As Elwood and Leszczynski (2011) already pointed out a decade ago, privacy on such platforms is never binary but always negotiated – with distinct potential differences between a person’s expected and actual privacy. This makes charting an appropriate, ethical course for researchers in this domain certainly not trivial. In this work, we take inspiration from Zook et al.’s (2017) ‘ten simple rules for responsible big data research’. These rules (e.g. ‘guard against re-identification’, ‘debate the tough, ethical choices’) are by no means simple – especially not when considering the trade-offs between maintaining the privacy and the accuracy and usefulness of the subsequent analysis – but provide a useful, albeit general foundation.

Beyond privacy, there is also a broader ethical question to consider. First, for conventional social science research, clear ethical standards exist, including the concept of informed consent. Although many big data sets are technically ‘public’, this does not mean users have given their explicit and informed consent to be included in such data, let alone for its use in a myriad of research projects (cf. Zimmer’s (2018) discussion of the Kirkegaard OKCupid data release). As a post-hoc consent process might not (always) be trivial (Norval and Henderson 2017), this is an additional reason to pay careful attention to the ethics, potential consequences and harm that a dataset or analysis can result in. Second, there are significant issues around access to LBS datasets. While some data is available publicly, companies increasingly put walls around this data (Longley and Adnan 2016, Lovelace et al. 2016) and limit access to company employees or simply to those who pay for data products – often unbeknownst to the people contained within such data (Thompson and Warzel 2019). As Taylor (2016) aptly illustrates in the case of West African mobile phone data, who has access, and how, are important questions with complicated answers, especially as increasing datafication has intensified the connection between data and capitalism (Sadowski 2019).

It is clear that any researcher working with LBS data will have to consciously navigate these issues. An important example of what can go wrong otherwise is provided by Prabhu and Birhane (2020) in their thorough analysis of the large ImageNet dataset, which is relatively foundational in the field of computer vision. They lay bare how significant issues surrounding the sourcing of the data, its labelling and its subsequent use in AI models bring harm to several social groups. Such harm could also happen in the creation and use of LBS datasets, especially when we consider the process of inferring meaningful locations, which can be sensitive.

Although no one-size-fits-all solution exists, we proceed based on the following principles:

  • Spatial aggregation: for many geographic research questions and analyses, it is not necessary to know precise locations. Aggregation to the largest spatial unit that still allows for answering the question at hand should be conducted. For example, in this work we aggregate to 750-m hexagons.

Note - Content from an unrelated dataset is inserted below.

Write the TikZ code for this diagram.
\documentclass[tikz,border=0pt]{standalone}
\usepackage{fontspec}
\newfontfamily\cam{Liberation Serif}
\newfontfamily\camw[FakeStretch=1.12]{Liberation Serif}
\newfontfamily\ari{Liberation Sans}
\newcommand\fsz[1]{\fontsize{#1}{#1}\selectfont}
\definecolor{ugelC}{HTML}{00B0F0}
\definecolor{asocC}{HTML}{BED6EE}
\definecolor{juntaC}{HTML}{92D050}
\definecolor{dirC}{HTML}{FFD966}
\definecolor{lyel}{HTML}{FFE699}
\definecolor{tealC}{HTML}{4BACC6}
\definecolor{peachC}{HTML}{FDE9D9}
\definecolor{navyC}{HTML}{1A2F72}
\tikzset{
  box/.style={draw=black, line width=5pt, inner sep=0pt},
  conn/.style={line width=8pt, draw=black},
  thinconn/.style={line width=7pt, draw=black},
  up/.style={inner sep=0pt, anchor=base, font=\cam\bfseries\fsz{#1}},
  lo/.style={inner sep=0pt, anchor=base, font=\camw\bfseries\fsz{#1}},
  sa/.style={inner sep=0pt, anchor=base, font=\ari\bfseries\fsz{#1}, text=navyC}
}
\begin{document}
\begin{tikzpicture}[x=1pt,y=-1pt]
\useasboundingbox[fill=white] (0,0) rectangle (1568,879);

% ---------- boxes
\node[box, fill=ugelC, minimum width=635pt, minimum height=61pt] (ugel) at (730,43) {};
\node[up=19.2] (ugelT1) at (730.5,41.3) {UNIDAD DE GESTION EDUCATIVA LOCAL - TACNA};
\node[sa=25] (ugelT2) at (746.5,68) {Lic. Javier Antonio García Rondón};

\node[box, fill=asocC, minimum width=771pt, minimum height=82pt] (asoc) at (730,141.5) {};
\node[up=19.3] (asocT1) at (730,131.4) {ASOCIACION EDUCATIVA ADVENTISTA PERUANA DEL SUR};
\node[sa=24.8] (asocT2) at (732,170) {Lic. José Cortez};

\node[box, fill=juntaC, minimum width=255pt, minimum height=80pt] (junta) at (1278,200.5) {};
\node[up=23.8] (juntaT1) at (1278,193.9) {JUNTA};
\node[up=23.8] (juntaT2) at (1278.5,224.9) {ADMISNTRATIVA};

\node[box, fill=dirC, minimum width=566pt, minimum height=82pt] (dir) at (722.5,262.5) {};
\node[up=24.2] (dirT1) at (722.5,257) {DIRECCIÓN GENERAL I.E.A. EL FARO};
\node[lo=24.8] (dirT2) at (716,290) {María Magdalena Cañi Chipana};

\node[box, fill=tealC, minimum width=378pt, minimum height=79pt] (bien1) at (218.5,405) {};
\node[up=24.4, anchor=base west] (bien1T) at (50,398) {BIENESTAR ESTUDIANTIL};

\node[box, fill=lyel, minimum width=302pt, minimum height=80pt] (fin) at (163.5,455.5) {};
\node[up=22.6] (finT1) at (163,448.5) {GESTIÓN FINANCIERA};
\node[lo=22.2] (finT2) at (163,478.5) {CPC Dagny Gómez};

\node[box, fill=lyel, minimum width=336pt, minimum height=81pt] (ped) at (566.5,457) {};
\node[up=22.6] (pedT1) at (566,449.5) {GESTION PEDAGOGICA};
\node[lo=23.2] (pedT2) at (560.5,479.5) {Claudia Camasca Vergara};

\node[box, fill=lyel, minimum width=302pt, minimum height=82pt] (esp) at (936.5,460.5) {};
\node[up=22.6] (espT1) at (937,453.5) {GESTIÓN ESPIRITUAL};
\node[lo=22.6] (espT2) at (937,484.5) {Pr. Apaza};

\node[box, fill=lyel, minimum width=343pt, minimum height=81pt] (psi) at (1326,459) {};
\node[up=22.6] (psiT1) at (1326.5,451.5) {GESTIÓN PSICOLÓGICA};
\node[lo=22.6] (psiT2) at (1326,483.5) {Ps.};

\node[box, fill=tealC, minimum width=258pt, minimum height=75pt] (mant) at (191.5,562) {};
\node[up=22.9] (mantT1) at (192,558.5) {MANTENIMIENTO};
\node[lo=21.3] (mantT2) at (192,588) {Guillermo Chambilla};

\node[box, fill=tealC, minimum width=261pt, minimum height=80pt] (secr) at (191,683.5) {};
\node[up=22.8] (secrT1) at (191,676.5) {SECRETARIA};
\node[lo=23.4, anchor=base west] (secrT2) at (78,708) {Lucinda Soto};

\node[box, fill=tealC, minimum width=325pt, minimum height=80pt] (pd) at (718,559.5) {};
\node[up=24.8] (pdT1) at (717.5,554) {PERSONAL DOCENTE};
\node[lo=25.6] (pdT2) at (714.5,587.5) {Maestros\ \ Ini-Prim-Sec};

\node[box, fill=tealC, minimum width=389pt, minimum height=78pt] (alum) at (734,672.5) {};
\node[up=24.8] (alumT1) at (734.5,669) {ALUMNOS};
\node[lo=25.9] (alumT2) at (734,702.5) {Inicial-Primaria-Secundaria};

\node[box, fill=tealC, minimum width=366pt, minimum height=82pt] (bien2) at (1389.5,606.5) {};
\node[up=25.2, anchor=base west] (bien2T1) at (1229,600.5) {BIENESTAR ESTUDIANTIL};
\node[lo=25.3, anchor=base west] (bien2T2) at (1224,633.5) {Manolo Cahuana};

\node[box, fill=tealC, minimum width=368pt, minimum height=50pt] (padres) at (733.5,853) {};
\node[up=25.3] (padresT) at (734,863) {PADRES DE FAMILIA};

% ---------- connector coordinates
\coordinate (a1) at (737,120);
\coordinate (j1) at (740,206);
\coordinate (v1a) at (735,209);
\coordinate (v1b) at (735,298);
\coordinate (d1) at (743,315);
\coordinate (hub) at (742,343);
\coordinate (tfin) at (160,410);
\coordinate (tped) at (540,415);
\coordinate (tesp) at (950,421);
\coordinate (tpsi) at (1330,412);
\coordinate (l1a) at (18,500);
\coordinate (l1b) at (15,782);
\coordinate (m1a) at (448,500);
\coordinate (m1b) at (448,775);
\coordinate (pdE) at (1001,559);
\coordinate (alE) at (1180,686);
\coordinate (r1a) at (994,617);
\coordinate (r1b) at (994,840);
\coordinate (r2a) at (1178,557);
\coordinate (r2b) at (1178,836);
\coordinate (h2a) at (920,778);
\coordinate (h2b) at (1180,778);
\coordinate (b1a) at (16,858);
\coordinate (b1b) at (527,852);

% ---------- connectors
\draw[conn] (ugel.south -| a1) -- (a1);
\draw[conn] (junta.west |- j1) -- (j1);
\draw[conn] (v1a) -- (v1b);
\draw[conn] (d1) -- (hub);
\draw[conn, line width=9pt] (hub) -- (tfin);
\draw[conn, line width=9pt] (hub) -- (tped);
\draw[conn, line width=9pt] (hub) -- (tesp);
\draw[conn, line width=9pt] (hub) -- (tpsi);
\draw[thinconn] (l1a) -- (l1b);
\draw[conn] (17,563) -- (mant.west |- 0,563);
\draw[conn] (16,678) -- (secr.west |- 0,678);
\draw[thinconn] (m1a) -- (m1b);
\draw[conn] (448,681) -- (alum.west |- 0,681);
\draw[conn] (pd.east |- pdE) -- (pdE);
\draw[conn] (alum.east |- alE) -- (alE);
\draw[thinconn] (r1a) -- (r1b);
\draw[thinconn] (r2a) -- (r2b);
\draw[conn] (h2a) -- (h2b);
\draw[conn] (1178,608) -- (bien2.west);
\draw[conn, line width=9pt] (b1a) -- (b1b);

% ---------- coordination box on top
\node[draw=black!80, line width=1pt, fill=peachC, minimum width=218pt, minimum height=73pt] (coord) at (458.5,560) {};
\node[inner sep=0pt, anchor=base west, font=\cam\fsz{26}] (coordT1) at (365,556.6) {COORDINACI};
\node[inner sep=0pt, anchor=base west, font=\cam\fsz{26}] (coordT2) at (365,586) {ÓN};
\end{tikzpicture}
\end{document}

  • Limiting data use: many research ultimately does not need exact data on individual users but is focused on larger patterns and processes instead. Following practices common in statistics agencies, any data on locations with only a few linked users is removed. Along the same lines, inferring meaningful locations based on a person’s friends or the implicit content of their messages is far removed from the original intent with which data is shared. For this reason, we focus only on timestamp and location information.

  • Perturbation and random noise: to further prevent re-identification or the subsequent linking with other datasets, the only two data points used (location and timestamp) are randomly perturbed and random noise is added through swapping data points between users to provide an additional layer of de-identification and plausible deniability.

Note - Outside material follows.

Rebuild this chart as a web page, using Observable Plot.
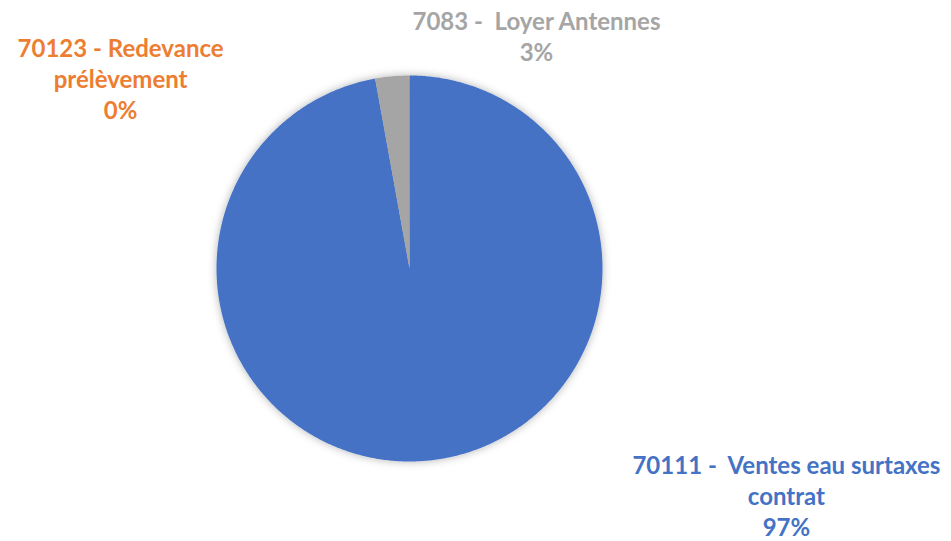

Unfortunately, protecting privacy and performing failsafe de-identification is still an open problem without a clear silver-bullet solution (Fung et al. 2010, Fiore et al. 2020). This is especially poignant for what is often referred to as ‘micro’ trajectory data, which consists of precise spatio-temporal data points collected at consistent intervals, collected through GPS or mobile phone data (cf. Thompson and Warzel 2019). Pseudonymizing and geomasking alon (Fiore et al. 2020), or even aggregation (de Montjoye et al. 2013) might not be enough to prevent a re-identification ‘attack’ on such granular data.

The LBS dataset used in this work does not have the same level of granularity as micro trajectory data. In contrast it generally covers only several dozen to several hundred data points per user over a period of 5 years. Nonetheless, to minimize any potential harm, we have combined all of the aforementioned steps (aggregation, limiting variables, spatio- temporal perturbation, random noise) to create a de-identified dataset.

Results and Discussion

We use the de-identified dataset to evaluate the three existing algorithms, in addition to our own algorithm. Computation is carried out on a MacBook Pro with 2.3 GHz Dual-Core Intel Core i5 and 16 GB Memory. To speed up computing and make processing large datasets possible, each algorithm is processed in parallel (2 cores). Of course computing time will differ based on the complexity of the algorithm and the size of the dataset. For reference, the HMLC algorithm takes ~2.8 h to process the 20.1 million records in the dataset, while it only takes ~1.9 h for the FREQ approach.

As Figure 3 clearly shows, different algorithms may yield very different results. We also see clear differences in how many users an algorithm can infer a location for. For example, OSNA identifies a home location for 89.1% of all users. However, the spatial distribution of those users deviates quite a bit from the other three approaches. One possible reason for this deviation is that the OSNA algorithm is less `strict’ and includes users with relatively few data points that are filtered out in the other approaches. Our own approach –HMLC is relatively close to the ‘APMD’ approach and identifies only ~25.7% of all users. These two algorithms show relatively similar spatial patterns. There are 28,007 (21.5%) users that have been assigned a location by all four algorithms, which we refer to as 'shared’ users. Even though the approaches are quite distinct, 21,863 (78.1% of 28,007) of these shared users get assigned the same home location in all four different approaches.

Figure 3. Geographical distribution of inferred home locations for users by four different approaches.

In this way, the use of the package also opens the door to the adoption of ensemble methods, especially in contexts where prevention of false positives is important. An ensemble method can apply different algorithms on the same dataset and only extract the inferred location for a user when the results of all algorithms match each other.